Aber natürlich ist der Film zu sehr auf Cleverness und Raffinesse bedacht, um seinen beiden Protagonisten zu einfach Betrug, Geschäftemacherei und Verletzungen den Rücken kehren zu lassen, um es sich auf der Sonnenseite bequem zu machen. Begehren, Eifersucht und das Verlangen nach Nähe und Aufmerksamkeit werden sich zunächst als berechenbare Größen in einem von allen Seiten abgekarteten Spiel herausstellen. Natürlich nur, damit die Zwei in einer immerhin ordentlich weirden, äußerst gebrechlichen letzten Einstellung doch noch zueinander finden können.
Nicht nur in seinem eigentlich dem Film eher nachgelagerten Happy End findet „Focus“ auch Anschluss an einen anderen Film der laufenden Saison: „The Gambler“. Für die männlichen Antihelden im Hollywood von heute ist das Glück nichts mehr, wofür man hart arbeitet oder was man fleißig erstrebt – es wird am Spieltisch gewonnen oder sich anderweitig ergaunert.

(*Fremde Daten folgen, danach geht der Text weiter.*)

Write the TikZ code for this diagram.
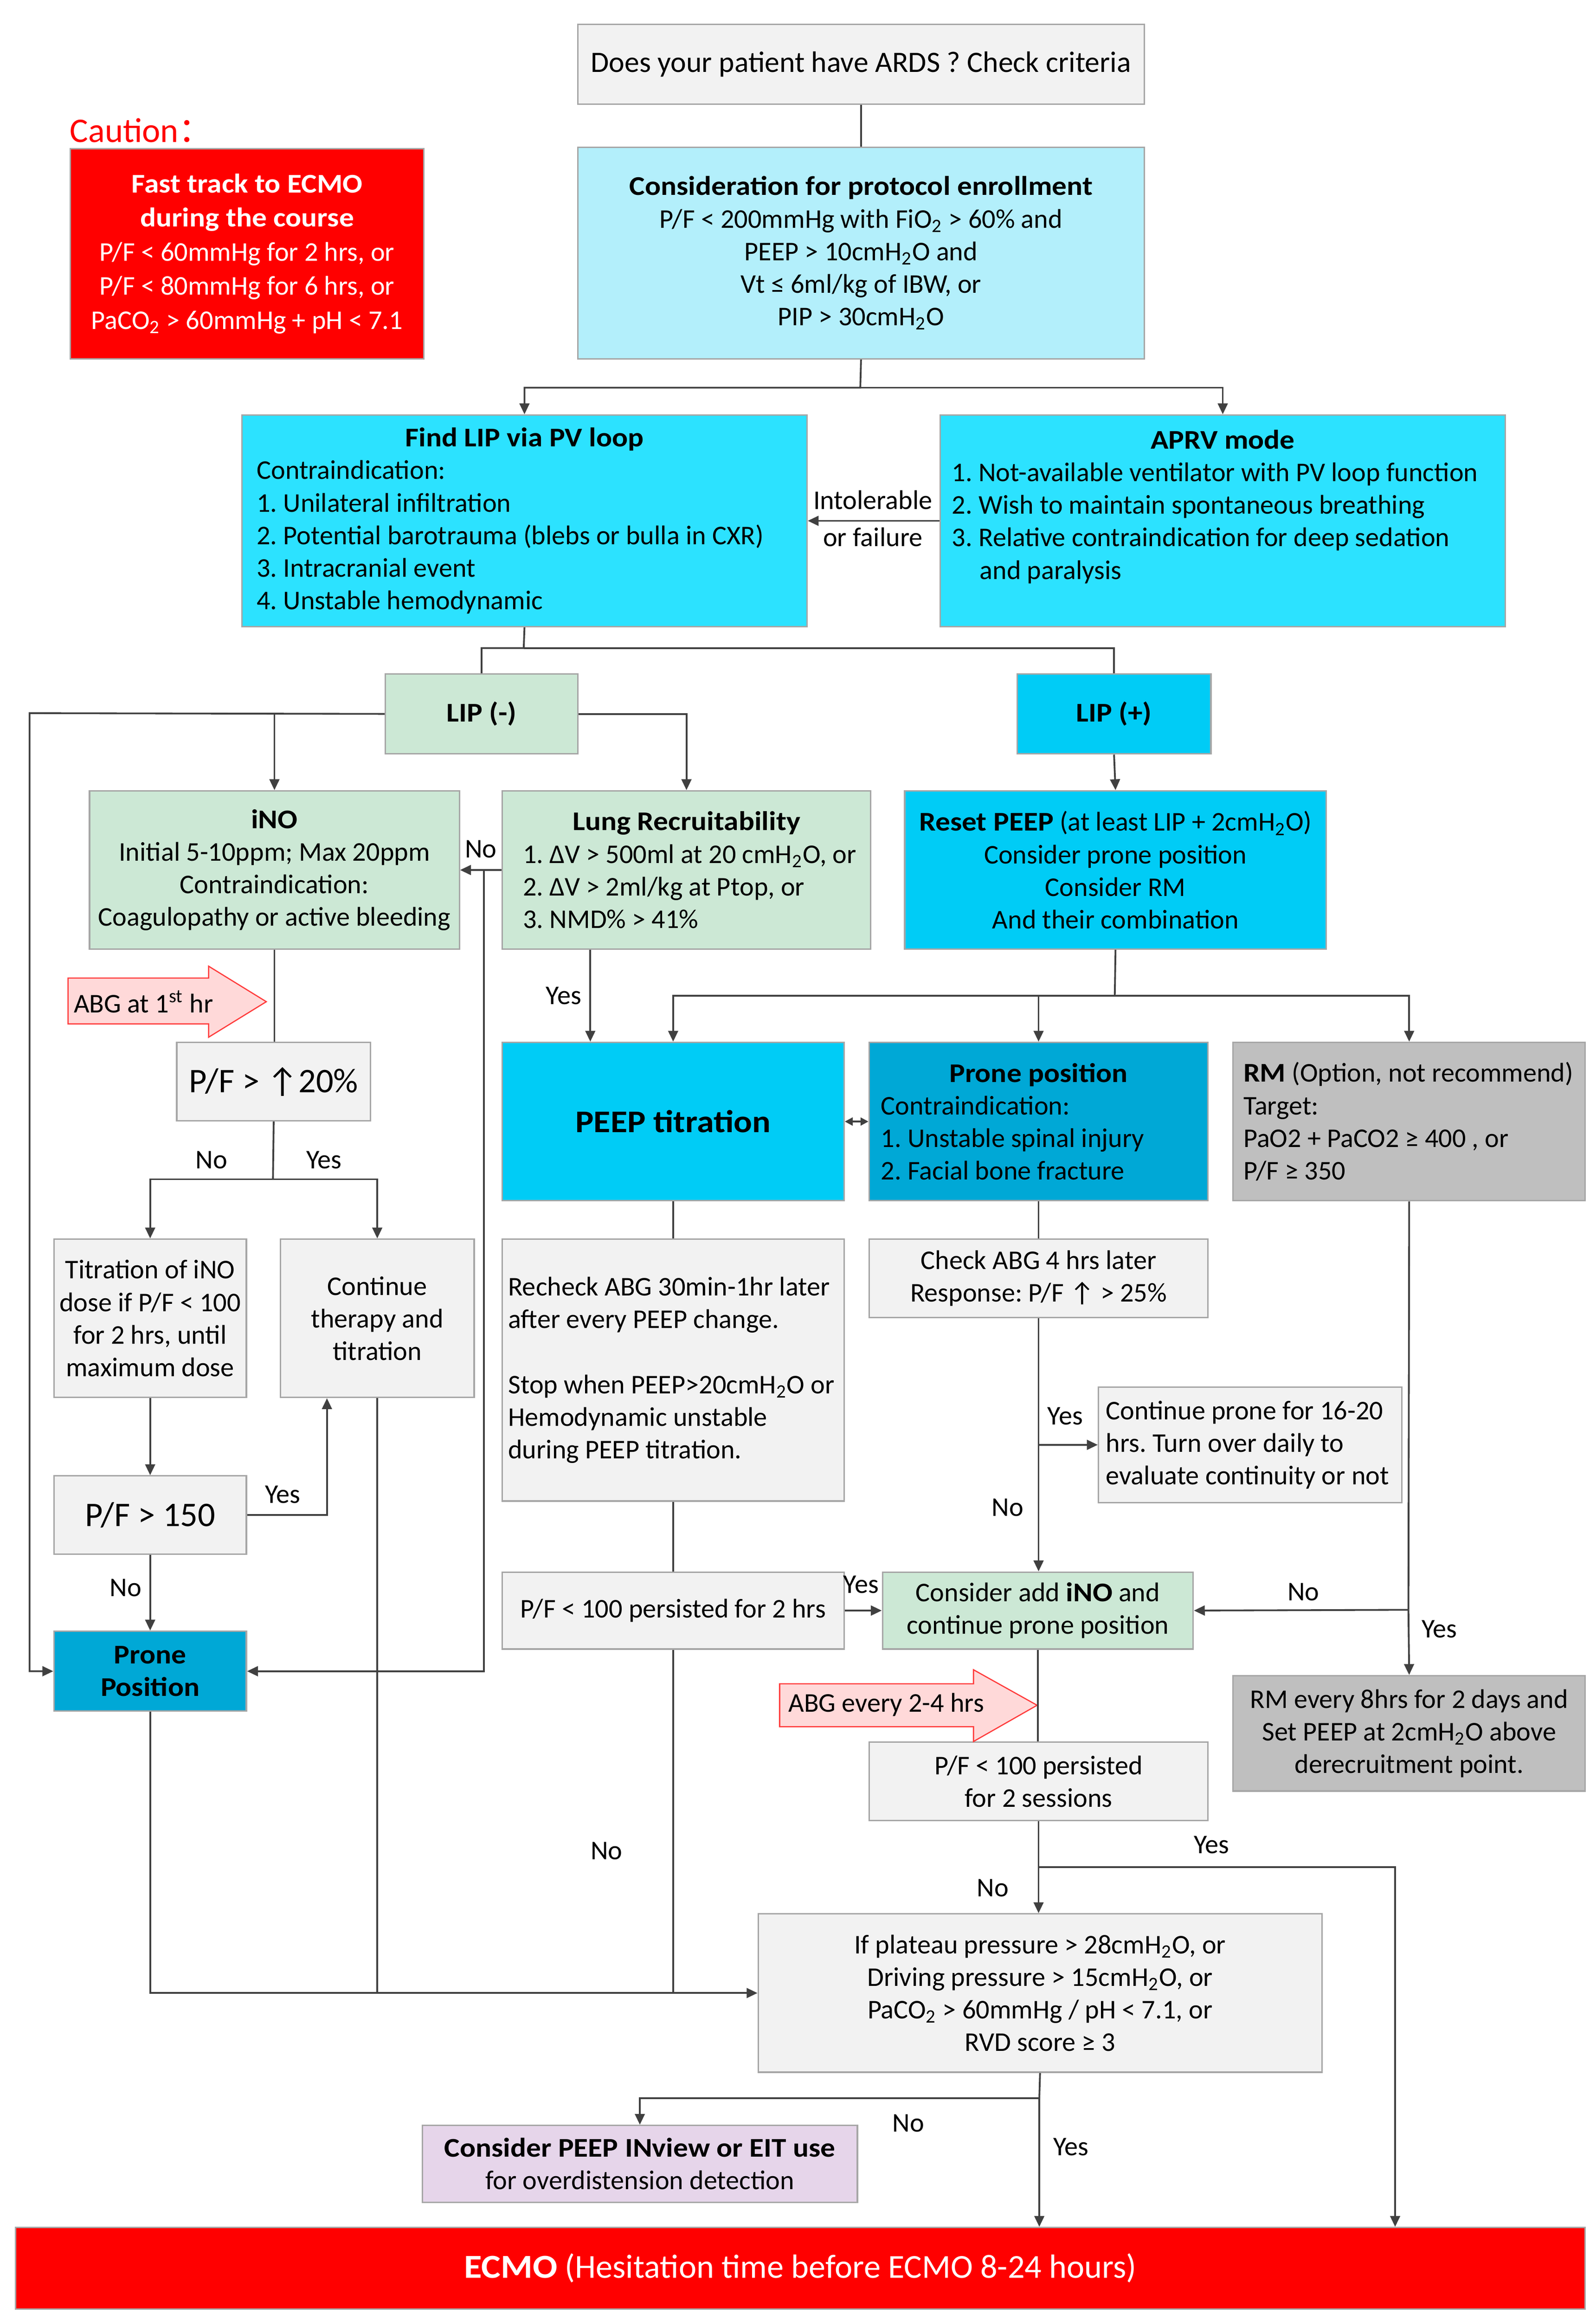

Die Liebe wird zu einer kleinen Utopie von einem anderen Leben, zur Möglichkeit vielleicht auf ein richtiges Leben im falschen. (Allerdings fällt mit David Finchers „Gone Girl“ auch gleich ein Hollywood-Film aus der unmittelbaren Vergangenheit ein, der eine Gegenerzählung liefert, in der sich das weiße, heterosexuelle Mittelschicht-Liebesglück zur Hölle auf Erden entwickelt.)